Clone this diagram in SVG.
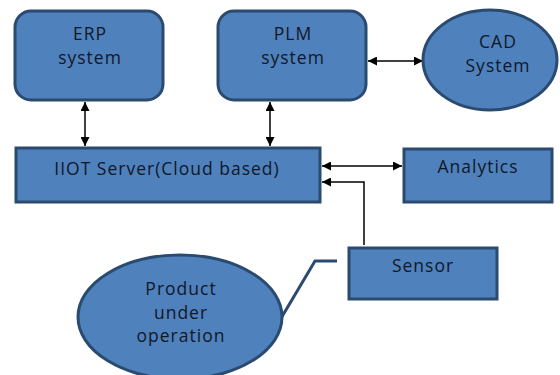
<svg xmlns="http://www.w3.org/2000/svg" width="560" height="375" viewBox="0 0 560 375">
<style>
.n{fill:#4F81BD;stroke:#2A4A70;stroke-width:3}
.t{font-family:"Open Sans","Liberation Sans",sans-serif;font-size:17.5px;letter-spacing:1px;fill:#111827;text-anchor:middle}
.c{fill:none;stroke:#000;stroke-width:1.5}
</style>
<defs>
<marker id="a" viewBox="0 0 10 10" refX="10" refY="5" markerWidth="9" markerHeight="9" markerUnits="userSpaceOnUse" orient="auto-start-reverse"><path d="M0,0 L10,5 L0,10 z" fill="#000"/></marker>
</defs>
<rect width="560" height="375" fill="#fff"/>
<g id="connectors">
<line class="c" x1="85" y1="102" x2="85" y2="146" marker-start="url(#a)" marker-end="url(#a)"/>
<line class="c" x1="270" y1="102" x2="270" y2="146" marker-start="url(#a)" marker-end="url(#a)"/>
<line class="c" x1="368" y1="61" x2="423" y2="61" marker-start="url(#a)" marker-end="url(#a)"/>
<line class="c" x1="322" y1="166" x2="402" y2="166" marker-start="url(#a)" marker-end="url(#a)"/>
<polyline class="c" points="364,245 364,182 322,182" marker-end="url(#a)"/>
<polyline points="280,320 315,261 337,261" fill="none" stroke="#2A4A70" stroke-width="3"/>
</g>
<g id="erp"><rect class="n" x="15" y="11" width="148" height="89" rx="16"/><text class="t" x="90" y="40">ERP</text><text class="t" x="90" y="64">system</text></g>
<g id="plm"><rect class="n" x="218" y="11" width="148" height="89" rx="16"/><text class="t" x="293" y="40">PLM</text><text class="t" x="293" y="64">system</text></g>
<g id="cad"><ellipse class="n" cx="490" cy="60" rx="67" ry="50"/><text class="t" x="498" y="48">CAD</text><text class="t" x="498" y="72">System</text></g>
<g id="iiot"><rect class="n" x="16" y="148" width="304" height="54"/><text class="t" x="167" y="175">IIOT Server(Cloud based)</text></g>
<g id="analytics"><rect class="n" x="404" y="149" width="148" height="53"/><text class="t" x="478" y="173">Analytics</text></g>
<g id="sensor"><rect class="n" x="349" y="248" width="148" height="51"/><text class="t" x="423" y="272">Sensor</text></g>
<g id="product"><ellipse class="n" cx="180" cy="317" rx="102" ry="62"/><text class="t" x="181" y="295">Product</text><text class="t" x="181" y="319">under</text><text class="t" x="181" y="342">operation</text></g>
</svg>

---

Task objective: Reproduce the full material exactly, excluding the pictures.

Full answer:
Clone this diagram in SVG.
<svg xmlns="http://www.w3.org/2000/svg" width="560" height="375" viewBox="0 0 560 375">
<style>
.n{fill:#4F81BD;stroke:#2A4A70;stroke-width:3}
.t{font-family:"Open Sans","Liberation Sans",sans-serif;font-size:17.5px;letter-spacing:1px;fill:#111827;text-anchor:middle}
.c{fill:none;stroke:#000;stroke-width:1.5}
</style>
<defs>
<marker id="a" viewBox="0 0 10 10" refX="10" refY="5" markerWidth="9" markerHeight="9" markerUnits="userSpaceOnUse" orient="auto-start-reverse"><path d="M0,0 L10,5 L0,10 z" fill="#000"/></marker>
</defs>
<rect width="560" height="375" fill="#fff"/>
<g id="connectors">
<line class="c" x1="85" y1="102" x2="85" y2="146" marker-start="url(#a)" marker-end="url(#a)"/>
<line class="c" x1="270" y1="102" x2="270" y2="146" marker-start="url(#a)" marker-end="url(#a)"/>
<line class="c" x1="368" y1="61" x2="423" y2="61" marker-start="url(#a)" marker-end="url(#a)"/>
<line class="c" x1="322" y1="166" x2="402" y2="166" marker-start="url(#a)" marker-end="url(#a)"/>
<polyline class="c" points="364,245 364,182 322,182" marker-end="url(#a)"/>
<polyline points="280,320 315,261 337,261" fill="none" stroke="#2A4A70" stroke-width="3"/>
</g>
<g id="erp"><rect class="n" x="15" y="11" width="148" height="89" rx="16"/><text class="t" x="90" y="40">ERP</text><text class="t" x="90" y="64">system</text></g>
<g id="plm"><rect class="n" x="218" y="11" width="148" height="89" rx="16"/><text class="t" x="293" y="40">PLM</text><text class="t" x="293" y="64">system</text></g>
<g id="cad"><ellipse class="n" cx="490" cy="60" rx="67" ry="50"/><text class="t" x="498" y="48">CAD</text><text class="t" x="498" y="72">System</text></g>
<g id="iiot"><rect class="n" x="16" y="148" width="304" height="54"/><text class="t" x="167" y="175">IIOT Server(Cloud based)</text></g>
<g id="analytics"><rect class="n" x="404" y="149" width="148" height="53"/><text class="t" x="478" y="173">Analytics</text></g>
<g id="sensor"><rect class="n" x="349" y="248" width="148" height="51"/><text class="t" x="423" y="272">Sensor</text></g>
<g id="product"><ellipse class="n" cx="180" cy="317" rx="102" ry="62"/><text class="t" x="181" y="295">Product</text><text class="t" x="181" y="319">under</text><text class="t" x="181" y="342">operation</text></g>
</svg>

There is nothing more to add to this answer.